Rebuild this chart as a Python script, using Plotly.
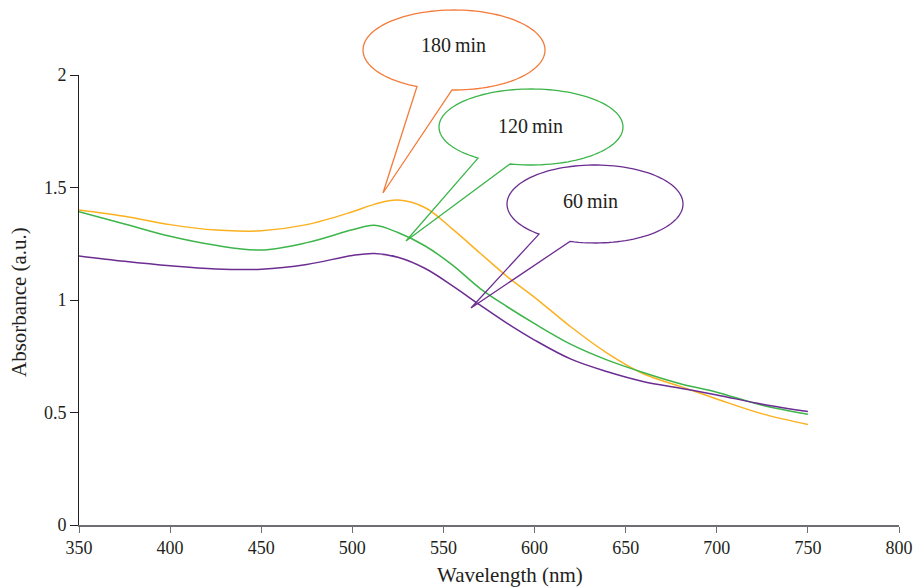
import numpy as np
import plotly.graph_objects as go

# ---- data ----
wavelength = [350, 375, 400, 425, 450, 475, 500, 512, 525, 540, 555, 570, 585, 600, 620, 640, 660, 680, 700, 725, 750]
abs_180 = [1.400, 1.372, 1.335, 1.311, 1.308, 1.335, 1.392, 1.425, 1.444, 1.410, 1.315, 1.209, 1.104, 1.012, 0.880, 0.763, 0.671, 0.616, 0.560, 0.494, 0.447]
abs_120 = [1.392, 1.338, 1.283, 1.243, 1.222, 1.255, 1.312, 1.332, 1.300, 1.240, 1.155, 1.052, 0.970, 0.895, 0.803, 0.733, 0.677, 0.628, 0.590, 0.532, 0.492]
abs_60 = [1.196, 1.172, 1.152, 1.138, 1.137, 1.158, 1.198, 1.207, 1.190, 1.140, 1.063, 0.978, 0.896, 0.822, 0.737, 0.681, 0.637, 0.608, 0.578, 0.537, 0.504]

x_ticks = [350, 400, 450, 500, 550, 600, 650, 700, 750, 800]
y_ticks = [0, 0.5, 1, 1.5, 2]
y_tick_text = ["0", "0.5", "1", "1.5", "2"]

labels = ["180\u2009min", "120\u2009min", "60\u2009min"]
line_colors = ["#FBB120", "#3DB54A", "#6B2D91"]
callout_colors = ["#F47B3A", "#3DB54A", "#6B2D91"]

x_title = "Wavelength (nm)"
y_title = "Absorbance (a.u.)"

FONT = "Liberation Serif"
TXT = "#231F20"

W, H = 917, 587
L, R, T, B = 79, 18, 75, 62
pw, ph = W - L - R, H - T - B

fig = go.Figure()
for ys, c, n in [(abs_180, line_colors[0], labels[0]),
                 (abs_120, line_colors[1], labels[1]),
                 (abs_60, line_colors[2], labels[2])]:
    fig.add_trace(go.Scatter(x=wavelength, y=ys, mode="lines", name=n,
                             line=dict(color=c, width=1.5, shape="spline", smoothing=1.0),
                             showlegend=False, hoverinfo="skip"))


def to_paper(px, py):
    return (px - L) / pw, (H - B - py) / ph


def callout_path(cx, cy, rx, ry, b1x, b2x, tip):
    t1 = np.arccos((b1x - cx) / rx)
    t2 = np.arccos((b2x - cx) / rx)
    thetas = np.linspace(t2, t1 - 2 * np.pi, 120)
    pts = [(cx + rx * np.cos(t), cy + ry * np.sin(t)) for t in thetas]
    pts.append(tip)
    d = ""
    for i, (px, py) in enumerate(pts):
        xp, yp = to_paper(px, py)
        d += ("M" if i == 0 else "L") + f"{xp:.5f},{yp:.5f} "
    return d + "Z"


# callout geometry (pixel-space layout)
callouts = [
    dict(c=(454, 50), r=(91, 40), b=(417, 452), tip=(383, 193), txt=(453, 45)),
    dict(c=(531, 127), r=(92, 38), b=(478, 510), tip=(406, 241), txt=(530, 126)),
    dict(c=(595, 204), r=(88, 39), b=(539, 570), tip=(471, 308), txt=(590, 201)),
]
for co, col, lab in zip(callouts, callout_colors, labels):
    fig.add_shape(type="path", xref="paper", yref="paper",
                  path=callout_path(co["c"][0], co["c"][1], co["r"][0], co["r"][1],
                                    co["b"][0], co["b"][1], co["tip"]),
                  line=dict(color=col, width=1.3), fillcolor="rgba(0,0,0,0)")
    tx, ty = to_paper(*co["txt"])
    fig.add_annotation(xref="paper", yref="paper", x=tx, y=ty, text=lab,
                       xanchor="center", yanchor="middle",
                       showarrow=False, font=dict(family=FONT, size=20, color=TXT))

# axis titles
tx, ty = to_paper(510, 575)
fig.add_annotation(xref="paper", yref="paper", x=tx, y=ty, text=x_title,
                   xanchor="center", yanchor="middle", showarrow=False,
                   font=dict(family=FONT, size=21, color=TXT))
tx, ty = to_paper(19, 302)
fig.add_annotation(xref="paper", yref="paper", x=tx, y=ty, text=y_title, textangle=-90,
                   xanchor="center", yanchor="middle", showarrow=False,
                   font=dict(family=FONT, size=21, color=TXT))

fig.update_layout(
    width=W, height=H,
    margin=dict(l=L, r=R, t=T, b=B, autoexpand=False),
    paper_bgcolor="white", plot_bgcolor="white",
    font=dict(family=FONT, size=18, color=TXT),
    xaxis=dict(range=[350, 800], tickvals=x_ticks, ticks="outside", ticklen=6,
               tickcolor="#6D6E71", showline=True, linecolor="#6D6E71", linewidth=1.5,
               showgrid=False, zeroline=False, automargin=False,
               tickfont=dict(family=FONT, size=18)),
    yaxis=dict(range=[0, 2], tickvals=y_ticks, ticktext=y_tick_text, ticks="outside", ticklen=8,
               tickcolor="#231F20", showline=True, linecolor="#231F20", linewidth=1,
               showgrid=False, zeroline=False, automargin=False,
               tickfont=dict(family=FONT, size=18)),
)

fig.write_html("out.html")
* * *
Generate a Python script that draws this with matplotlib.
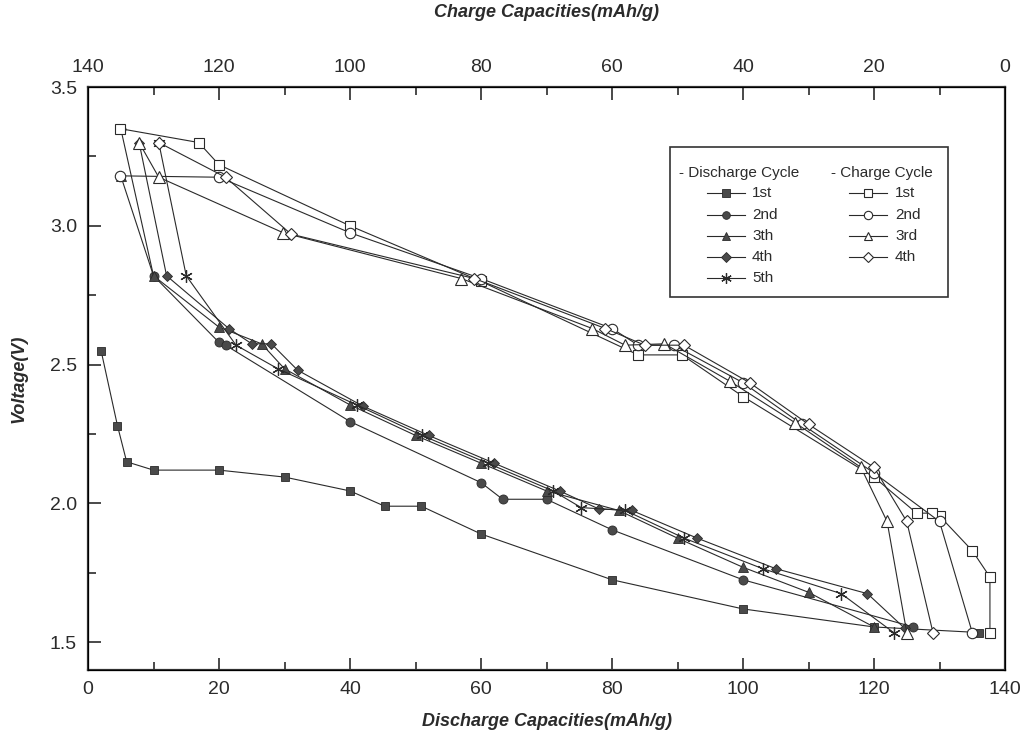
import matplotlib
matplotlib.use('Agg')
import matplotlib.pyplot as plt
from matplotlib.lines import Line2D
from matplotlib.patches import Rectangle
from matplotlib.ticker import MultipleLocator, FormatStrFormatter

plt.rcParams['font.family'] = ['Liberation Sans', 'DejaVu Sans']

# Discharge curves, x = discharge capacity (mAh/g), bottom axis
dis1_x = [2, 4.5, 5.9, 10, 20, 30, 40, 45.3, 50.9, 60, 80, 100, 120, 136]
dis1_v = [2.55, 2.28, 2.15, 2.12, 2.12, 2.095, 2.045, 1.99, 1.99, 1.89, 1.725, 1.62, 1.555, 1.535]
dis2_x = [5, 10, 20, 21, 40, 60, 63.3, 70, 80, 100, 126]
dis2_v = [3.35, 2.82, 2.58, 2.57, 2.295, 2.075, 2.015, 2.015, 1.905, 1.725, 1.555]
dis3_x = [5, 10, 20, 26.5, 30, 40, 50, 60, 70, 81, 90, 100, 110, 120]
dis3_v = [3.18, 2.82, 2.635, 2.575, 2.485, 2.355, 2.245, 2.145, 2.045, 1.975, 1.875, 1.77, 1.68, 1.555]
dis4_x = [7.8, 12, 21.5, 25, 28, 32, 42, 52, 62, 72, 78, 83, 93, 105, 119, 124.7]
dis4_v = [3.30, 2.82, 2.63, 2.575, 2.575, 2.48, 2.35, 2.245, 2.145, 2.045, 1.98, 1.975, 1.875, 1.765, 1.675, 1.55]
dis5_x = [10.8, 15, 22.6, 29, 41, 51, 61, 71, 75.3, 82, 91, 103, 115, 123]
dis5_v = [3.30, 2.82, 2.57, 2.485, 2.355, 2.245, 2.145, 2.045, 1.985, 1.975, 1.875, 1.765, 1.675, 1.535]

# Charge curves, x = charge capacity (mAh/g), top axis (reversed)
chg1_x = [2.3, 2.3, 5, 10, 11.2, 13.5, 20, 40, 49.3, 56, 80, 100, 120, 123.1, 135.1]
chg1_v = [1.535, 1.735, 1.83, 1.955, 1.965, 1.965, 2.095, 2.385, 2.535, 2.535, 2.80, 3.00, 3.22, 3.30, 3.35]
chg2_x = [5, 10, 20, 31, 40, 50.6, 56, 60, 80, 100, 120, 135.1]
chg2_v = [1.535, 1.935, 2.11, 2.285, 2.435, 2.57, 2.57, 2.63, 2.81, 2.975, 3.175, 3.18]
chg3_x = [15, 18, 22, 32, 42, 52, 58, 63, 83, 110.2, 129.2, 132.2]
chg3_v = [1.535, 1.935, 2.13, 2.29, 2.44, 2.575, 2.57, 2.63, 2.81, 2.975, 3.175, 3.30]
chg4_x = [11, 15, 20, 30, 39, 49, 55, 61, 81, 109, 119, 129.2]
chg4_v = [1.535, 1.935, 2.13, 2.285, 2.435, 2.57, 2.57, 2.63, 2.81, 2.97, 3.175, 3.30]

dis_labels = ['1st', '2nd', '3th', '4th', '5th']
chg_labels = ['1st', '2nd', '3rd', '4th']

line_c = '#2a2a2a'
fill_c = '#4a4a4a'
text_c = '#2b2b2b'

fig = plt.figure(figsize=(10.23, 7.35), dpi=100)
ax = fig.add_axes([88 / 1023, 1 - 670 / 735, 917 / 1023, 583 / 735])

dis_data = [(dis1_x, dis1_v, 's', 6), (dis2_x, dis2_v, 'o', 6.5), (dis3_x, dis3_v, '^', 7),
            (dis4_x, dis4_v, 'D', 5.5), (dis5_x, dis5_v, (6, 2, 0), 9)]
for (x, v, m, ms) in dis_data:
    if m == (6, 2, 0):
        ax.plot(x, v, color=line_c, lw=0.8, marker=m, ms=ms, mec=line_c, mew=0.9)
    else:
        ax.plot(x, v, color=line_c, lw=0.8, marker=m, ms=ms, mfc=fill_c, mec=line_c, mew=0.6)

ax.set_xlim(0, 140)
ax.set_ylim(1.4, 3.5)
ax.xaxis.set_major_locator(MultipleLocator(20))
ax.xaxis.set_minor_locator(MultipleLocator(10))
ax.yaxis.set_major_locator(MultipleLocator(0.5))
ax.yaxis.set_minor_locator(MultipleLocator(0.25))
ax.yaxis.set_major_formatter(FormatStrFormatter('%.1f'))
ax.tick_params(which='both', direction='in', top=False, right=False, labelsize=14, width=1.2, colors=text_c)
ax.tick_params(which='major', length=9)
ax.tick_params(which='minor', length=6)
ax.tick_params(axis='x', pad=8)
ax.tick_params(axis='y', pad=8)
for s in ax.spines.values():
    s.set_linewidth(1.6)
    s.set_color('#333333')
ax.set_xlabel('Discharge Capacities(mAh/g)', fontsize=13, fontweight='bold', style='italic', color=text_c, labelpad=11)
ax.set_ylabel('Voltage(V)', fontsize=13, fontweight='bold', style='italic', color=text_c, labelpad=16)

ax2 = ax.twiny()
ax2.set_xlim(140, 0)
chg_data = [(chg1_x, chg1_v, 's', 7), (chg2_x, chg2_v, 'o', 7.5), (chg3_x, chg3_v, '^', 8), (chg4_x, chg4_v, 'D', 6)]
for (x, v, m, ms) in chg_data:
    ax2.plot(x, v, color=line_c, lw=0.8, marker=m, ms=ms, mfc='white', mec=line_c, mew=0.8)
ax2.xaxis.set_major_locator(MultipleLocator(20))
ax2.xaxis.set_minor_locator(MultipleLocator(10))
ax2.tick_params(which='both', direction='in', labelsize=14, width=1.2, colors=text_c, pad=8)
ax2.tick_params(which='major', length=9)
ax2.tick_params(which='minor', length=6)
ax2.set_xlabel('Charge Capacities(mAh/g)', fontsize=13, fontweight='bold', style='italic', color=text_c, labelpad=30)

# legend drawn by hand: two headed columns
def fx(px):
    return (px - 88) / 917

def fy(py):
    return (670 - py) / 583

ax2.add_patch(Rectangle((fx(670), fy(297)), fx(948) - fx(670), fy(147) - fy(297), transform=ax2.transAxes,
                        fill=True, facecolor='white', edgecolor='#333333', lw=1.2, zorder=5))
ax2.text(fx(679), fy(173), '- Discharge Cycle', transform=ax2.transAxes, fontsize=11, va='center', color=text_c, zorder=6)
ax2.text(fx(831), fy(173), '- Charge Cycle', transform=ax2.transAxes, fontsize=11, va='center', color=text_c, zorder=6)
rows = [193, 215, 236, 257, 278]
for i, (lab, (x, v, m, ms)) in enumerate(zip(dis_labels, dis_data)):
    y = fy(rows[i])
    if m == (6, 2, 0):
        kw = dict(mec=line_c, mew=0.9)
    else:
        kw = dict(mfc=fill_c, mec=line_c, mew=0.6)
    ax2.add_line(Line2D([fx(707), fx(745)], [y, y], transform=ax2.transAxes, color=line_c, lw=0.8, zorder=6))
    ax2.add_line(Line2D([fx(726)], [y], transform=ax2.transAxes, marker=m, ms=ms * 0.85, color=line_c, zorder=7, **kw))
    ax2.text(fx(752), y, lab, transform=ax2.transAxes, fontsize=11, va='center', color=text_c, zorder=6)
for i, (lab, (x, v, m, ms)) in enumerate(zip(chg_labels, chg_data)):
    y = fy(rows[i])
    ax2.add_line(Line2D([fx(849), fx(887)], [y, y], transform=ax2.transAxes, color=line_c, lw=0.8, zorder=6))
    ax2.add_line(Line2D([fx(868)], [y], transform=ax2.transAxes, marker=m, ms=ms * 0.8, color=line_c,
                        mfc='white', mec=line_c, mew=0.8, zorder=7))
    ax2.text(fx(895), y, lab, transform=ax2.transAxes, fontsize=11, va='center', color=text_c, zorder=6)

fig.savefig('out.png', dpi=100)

• **Aim**: Do not include pictures. Give again exactly the lines starting at the one with "Rebuild this chart" and ending at the one with "return (px - L) / pw, (H - B - py) / ph", both included.

• **Answer for the task**:
Rebuild this chart as a Python script, using Plotly.
import numpy as np
import plotly.graph_objects as go

# ---- data ----
wavelength = [350, 375, 400, 425, 450, 475, 500, 512, 525, 540, 555, 570, 585, 600, 620, 640, 660, 680, 700, 725, 750]
abs_180 = [1.400, 1.372, 1.335, 1.311, 1.308, 1.335, 1.392, 1.425, 1.444, 1.410, 1.315, 1.209, 1.104, 1.012, 0.880, 0.763, 0.671, 0.616, 0.560, 0.494, 0.447]
abs_120 = [1.392, 1.338, 1.283, 1.243, 1.222, 1.255, 1.312, 1.332, 1.300, 1.240, 1.155, 1.052, 0.970, 0.895, 0.803, 0.733, 0.677, 0.628, 0.590, 0.532, 0.492]
abs_60 = [1.196, 1.172, 1.152, 1.138, 1.137, 1.158, 1.198, 1.207, 1.190, 1.140, 1.063, 0.978, 0.896, 0.822, 0.737, 0.681, 0.637, 0.608, 0.578, 0.537, 0.504]

x_ticks = [350, 400, 450, 500, 550, 600, 650, 700, 750, 800]
y_ticks = [0, 0.5, 1, 1.5, 2]
y_tick_text = ["0", "0.5", "1", "1.5", "2"]

labels = ["180\u2009min", "120\u2009min", "60\u2009min"]
line_colors = ["#FBB120", "#3DB54A", "#6B2D91"]
callout_colors = ["#F47B3A", "#3DB54A", "#6B2D91"]

x_title = "Wavelength (nm)"
y_title = "Absorbance (a.u.)"

FONT = "Liberation Serif"
TXT = "#231F20"

W, H = 917, 587
L, R, T, B = 79, 18, 75, 62
pw, ph = W - L - R, H - T - B

fig = go.Figure()
for ys, c, n in [(abs_180, line_colors[0], labels[0]),
                 (abs_120, line_colors[1], labels[1]),
                 (abs_60, line_colors[2], labels[2])]:
    fig.add_trace(go.Scatter(x=wavelength, y=ys, mode="lines", name=n,
                             line=dict(color=c, width=1.5, shape="spline", smoothing=1.0),
                             showlegend=False, hoverinfo="skip"))


def to_paper(px, py):
    return (px - L) / pw, (H - B - py) / ph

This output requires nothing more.